Enfin, en ce qui concerne les recettes, celles de TVA, qui remplacent la taxe d’habitation sur les résidences principales, elles ne seront pas si bonnes qu’espérées constate la Cour des comptes qui l’explique par l’inflation et le recul du marché de l’immobilier, deux phénomènes qui jouent sur les recettes de la fiscalité locale. Pour autant, les dépenses de fonctionnement des collectivités ont progressé de 6,1 % la même année, là encore sous la poussée de l’inflation mais aussi en raison de la revalorisation du point d’indice des fonctionnaires.
Si en 2023, les communes et intercommunalités tirent leur épingle du jeu, mais c’est moins le cas des régions, et encore moins des départements, largement plombés par la chute des droits de mutation à titre onéreux (DMTO) prélevés sur les transactions immobilières.

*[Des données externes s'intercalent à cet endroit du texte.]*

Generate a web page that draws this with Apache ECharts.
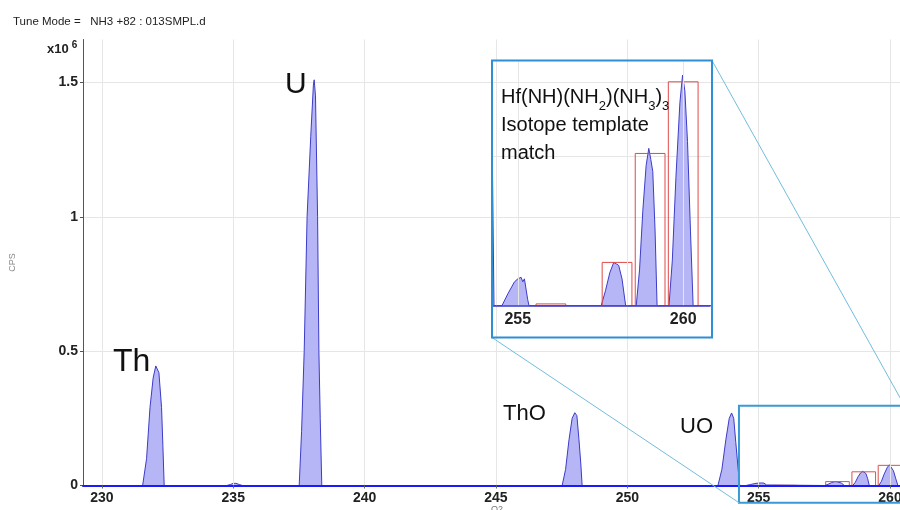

« Tout le monde va devoir faire un effort en fonction de ses capacités contributives »
Le rapport préconise donc de « massifier et mutualiser les achats » entre collectivités, potentielle source de 5 milliards d’euros d’économies par an, et de recentrer leurs investissements sur la transition écologique. « Mais les collectivités le font déjà », souligne le sénateur centriste, Bernard Delcros qui rappelle qu’au nom du principe constitutionnel de libre administration des collectivités locales, la mutualisation des achats ne peut être obligatoire.
La Cour des comptes liste d’autres mesures d’économies comme la fin de « l’indexation sur l’inflation des valeurs locatives cadastrales des taxes foncières » ou « l’écrêtement d’une partie de la dynamique de TVA », première recette des collectivités. « Que les collectivités participent au redressement des finances publiques, c’est un fait. Mais toutes ne peuvent être concernées. Certains départements ruraux et vastes comme le mien, le Cantal, qui ont peu d’habitants et beaucoup de charges. C’est impossible. L’effort doit concerner les plus grandes collectivités, c’était d’ailleurs le cas avec le contrat de Cahors », plaide Bernard Delcros en référence à ce dispositif abandonné en 2020 qui limitait la hausse des dépenses de fonctionnement de plus grandes collectivités à hauteur de l’inflation.
« Il faut déjà que l’Etat montre l’exemple, qu’il se réforme, qu’il maigrisse, qu’il soit plus efficace et que la qualité des services s’améliore […] Mais je ne fixe pas de ligne rouge car je considère que tout le monde va devoir faire un effort en fonction de ses capacités contributives », ajoute Jean-François Husson le rapporteur général du budget (apparenté LR). « L’idée, c’est de trouver une voix vers un effort collectif. C’est un vrai changement. Les collectivités locales ne sont pas là pour être montrées du doigt afin de distraire l’opinion par rapport aux responsabilités de l’Etat. N’opposons pas les uns aux autres. Faisons ensemble », a-t-il ajouté (voir la vidéo de tête)
Début septembre, avant son départ de Bercy, dans un courrier adressé aux présidents des commissions des finances des deux assemblées du Parlement, ainsi qu’aux rapporteurs généraux du budget, Bruno Le Maire, le ministre démissionnaire des Finances, avait déjà pointé « l’augmentation extrêmement rapide des dépenses des collectivités ».